Analyzing conversations, both online and offline can also help you with writing for your audience. For example, you might find that your ideal audience talks a lot about employee experience on social media. So, you might be able to appeal to your audience by creating blog posts or email marketing newsletters on that subject. 

Think about what you’re hearing in client conversations too. If you can identify common pain points among your clients, that can help you think of topic ideas to write about.

Writing for Your Audience Based on Style

In addition to knowing your audience and researching content topics to appeal to your audience, it’s also important to consider the way you deliver your content. This can include both the style of your writing, such as if you write in a casual way or with a more academic tone, as well as how you structure your content, like by creating whitepapers vs. email marketing newsletters. 

Adapt Your Writing Style for Your Audience

To adapt your writing style for your audience, you can apply similar techniques to what you would do to find content topics. Take a look at what’s performed well in the past. Do you have a certain style that’s performed better than others? Also, look at what competitors are doing. If another insurance agent with a similar audience is gaining traction by writing articles that are more lighthearted than serious, perhaps you can do the same when writing for your audience. 

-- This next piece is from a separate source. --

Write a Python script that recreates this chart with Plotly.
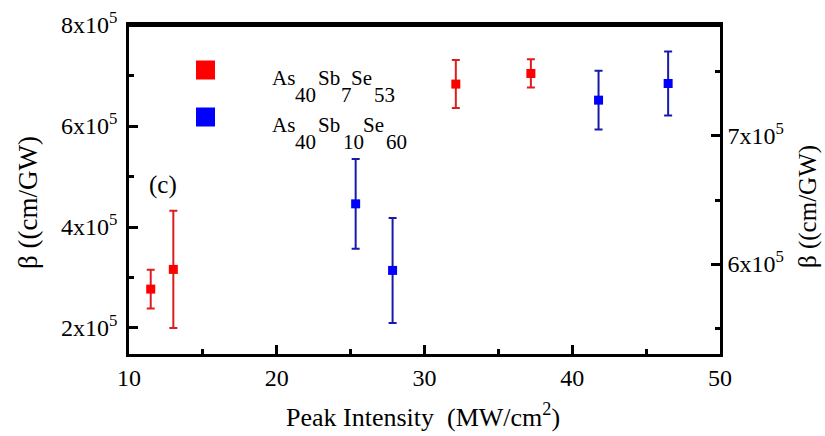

Choose the Writing Formats That Appeal to Your Audience

Lastly, consider the writing formats that appeal to your audience. You may have a great topic idea, but if your audience isn’t on social media, for example, then sharing that idea with a Facebook post won’t work. Or, if your audience seems to ignore long whitepapers, then it doesn’t really matter how great your whitepaper content is. You need to find the format that they want to engage with.

Again, see if you can spot differences based on past content you’ve put out. You also may have to go through some trial and error. If you have a great topic, you could try writing a blog post for your audience, as well as chopping that content up into several social media posts and sending out a similar email newsletter, for instance. See what works best so you can start writing for your audience in a way that gets them to engage more.

Writing for Your Audience Makes a Difference 

Following these tips on writing for your audience can help you get more out of your content. The more you can know your audience, including who they are, what they want to consume, and how they want to consume it, the more effective your writing can be. Also, keep in mind how your content connects to your overall business. You may currently have an audience that follows you on social media, but if these aren’t people who can likely become customers, you may need to adapt your content for a new audience that fits your ideal customer profile.